One of the girls allowed to sit for her exam, Ritika Jain, told the court she travelled by public transport and reached late some days because of heavy traffic. As a result, she had been marked absent and fallen short of the required attendance in two subjects, though her overall attendance was 77 per cent.
The other reprieved student, Gargi Maheshwari, who had an overall attendance of 78 per cent, said she travelled from Modinagar in Uttar Pradesh, about 50km from Delhi.
The court said the two students had “missed the morning session”, which lasts from 9.15am till 11.15am, “due to traffic congestion”, but their attendance charts “clearly” showed they were “attending the other subsequent classes on the same day”.
Among the three not allowed to sit, Kangana Modi (overall 74 per cent, subject attendance 63 per cent) had swine flu, while Kusum (overall 68 per cent, subject 59 per cent) had been suffering from typhoid.

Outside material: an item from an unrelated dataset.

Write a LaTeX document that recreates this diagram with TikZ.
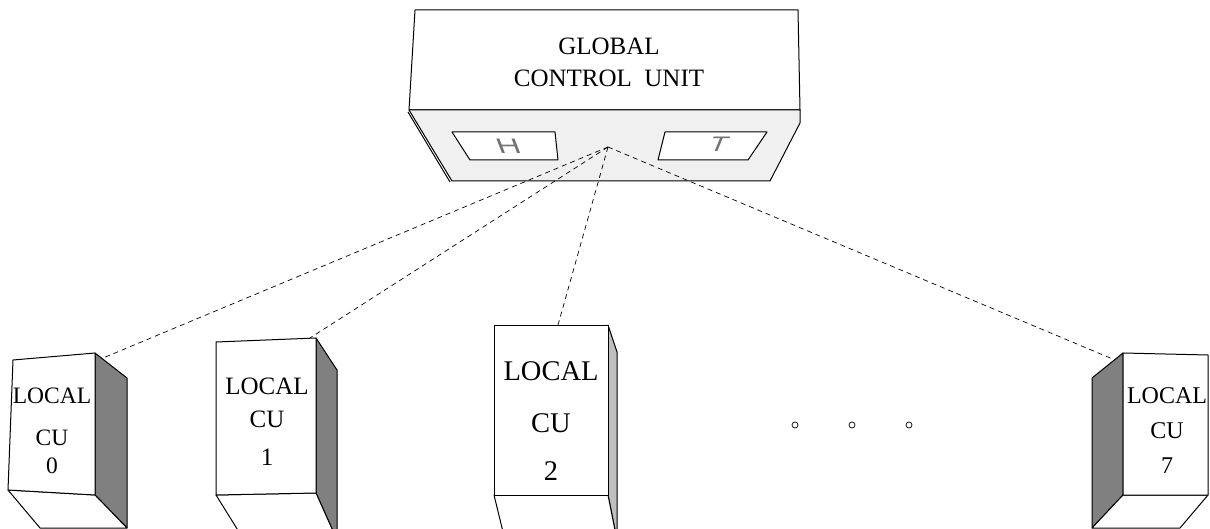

Priyanka Agarwal (overall 70 per cent, subject 65 per cent) could not attend classes because her mother had an accident and her father had been transferred to Agra during the six months her mother was bedridden.
The court said it could have been “sympathetic” to these students, but “sympathy and emotions cannot override the academic standards set out in the policy of an institute”.
The court also said that if these three were allowed to sit, the 100-odd students the NIFT had barred from appearing, all over its centres across India, in the July-December 2009 semester-end exam because of short attendance would be “demoralised”.